• [REQUIREMENT]
Repeat everything from the first line of the listing below through the line that contains "from matplotlib.path import Path", exactly. Leave out pictures.

• [SOURCE MATERIAL]

★ ★ ★ ★ ★ ★ ★

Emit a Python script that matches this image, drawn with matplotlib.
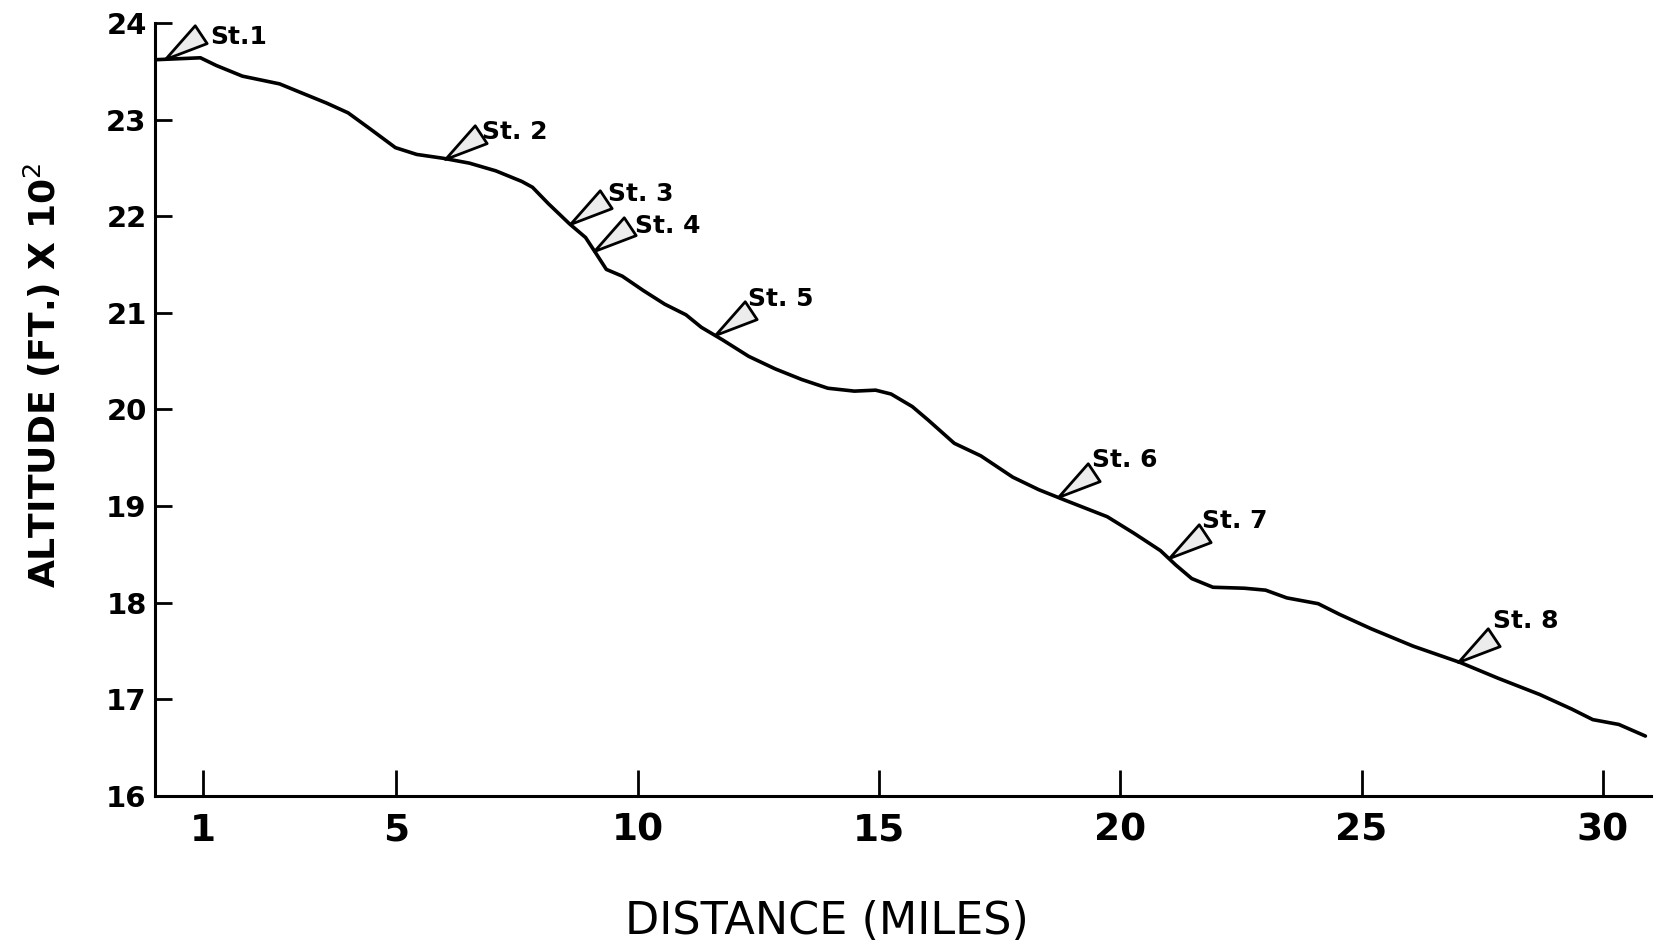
import numpy as np
import matplotlib
matplotlib.use('Agg')
from matplotlib import pyplot as plt
from matplotlib.path import Path

# altitude profile (distance in miles, altitude in ft x 100)
dist = [0.0, 0.94, 1.27, 1.81, 2.58, 3.02, 3.56, 4.0, 4.44, 4.98, 5.42, 5.97, 6.51, 7.06,
        7.6, 7.82, 8.15, 8.59, 8.92, 9.13, 9.35, 9.68, 10.12, 10.56, 11.0, 11.32, 11.76,
        12.3, 12.85, 13.4, 13.94, 14.49, 14.93, 15.25, 15.69, 16.02, 16.56, 17.11, 17.77,
        18.31, 18.86, 19.73, 20.28, 20.83, 21.15, 21.48, 21.92, 22.57, 23.01, 23.45, 24.1,
        24.54, 25.2, 26.07, 27.05, 27.82, 28.69, 29.35, 29.79, 30.33, 30.88]
alt = [23.62, 23.64, 23.56, 23.45, 23.37, 23.28, 23.17, 23.07, 22.91, 22.71, 22.64, 22.60,
       22.55, 22.47, 22.36, 22.30, 22.13, 21.92, 21.78, 21.62, 21.45, 21.38, 21.23, 21.09,
       20.98, 20.85, 20.72, 20.55, 20.42, 20.31, 20.22, 20.19, 20.20, 20.16, 20.03, 19.89,
       19.65, 19.52, 19.30, 19.17, 19.06, 18.89, 18.72, 18.54, 18.39, 18.25, 18.16, 18.15,
       18.13, 18.05, 17.99, 17.88, 17.73, 17.55, 17.38, 17.22, 17.05, 16.90, 16.79, 16.74,
       16.62]

st_names = ['St.1', 'St. 2', 'St. 3', 'St. 4', 'St. 5', 'St. 6', 'St. 7', 'St. 8']
st_dist = [0.2, 6.0, 8.6, 9.1, 11.6, 18.7, 21.0, 27.0]

xticks = [1, 5, 10, 15, 20, 25, 30]
yticks = [16, 17, 18, 19, 20, 21, 22, 23, 24]

# label offsets from the flag tip, in points
lab_off = [(33, 11), (27, 14), (27, 17), (29, 13), (24, 21), (25, 22), (24, 22), (25, 24)]

fig = plt.figure(figsize=(16.55, 9.47), dpi=100)
ax = fig.add_axes([0.0937, 0.1595, 0.904, 0.8162])

ax.plot(dist, alt, color='black', lw=2.6, solid_capstyle='round',
        solid_joinstyle='round', zorder=3)

# flag-shaped station pointer, tip sits on the profile
flag = Path([(0, 0), (30, 34), (42, 16), (0, 0)],
            [Path.MOVETO, Path.LINETO, Path.LINETO, Path.CLOSEPOLY])
st_alt = np.interp(st_dist, dist, alt)
for name, sx, sy, off in zip(st_names, st_dist, st_alt, lab_off):
    ax.plot(sx, sy, marker=flag, ms=60, mfc='#ececec', mec='black', mew=2.0,
            ls='none', zorder=4, clip_on=False)
    ax.annotate(name, (sx, sy), xytext=off, textcoords='offset points',
                fontsize=18, fontweight='bold', ha='left', va='baseline')

ax.set_xlim(0, 31)
ax.set_ylim(16, 24)
ax.spines['top'].set_visible(False)
ax.spines['right'].set_visible(False)
ax.spines['left'].set_linewidth(2.2)
ax.spines['bottom'].set_linewidth(2.2)

ax.set_xticks(xticks)
ax.set_xticklabels([str(t) for t in xticks], fontsize=27, fontweight='bold')
ax.set_yticks(yticks)
ax.set_yticklabels([str(t) for t in yticks], fontsize=21, fontweight='bold')
ax.tick_params(axis='x', direction='in', length=19, width=2.0, pad=12)
ax.tick_params(axis='y', direction='in', length=12, width=2.0, pad=6)

fig.text(0.0254, 0.604, 'ALTITUDE (FT.) X 10$^{2}$', rotation=90, fontsize=26,
         fontweight='bold', ha='center', va='center')
fig.text(0.4997, 0.027, 'DISTANCE (MILES)', fontsize=32, ha='center', va='center')

fig.savefig('out.png', dpi=100, facecolor='white')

★ ★ ★ ★ ★ ★ ★

• [ANSWER TO THE EXERCISE]
Emit a Python script that matches this image, drawn with matplotlib.
import numpy as np
import matplotlib
matplotlib.use('Agg')
from matplotlib import pyplot as plt
from matplotlib.path import Path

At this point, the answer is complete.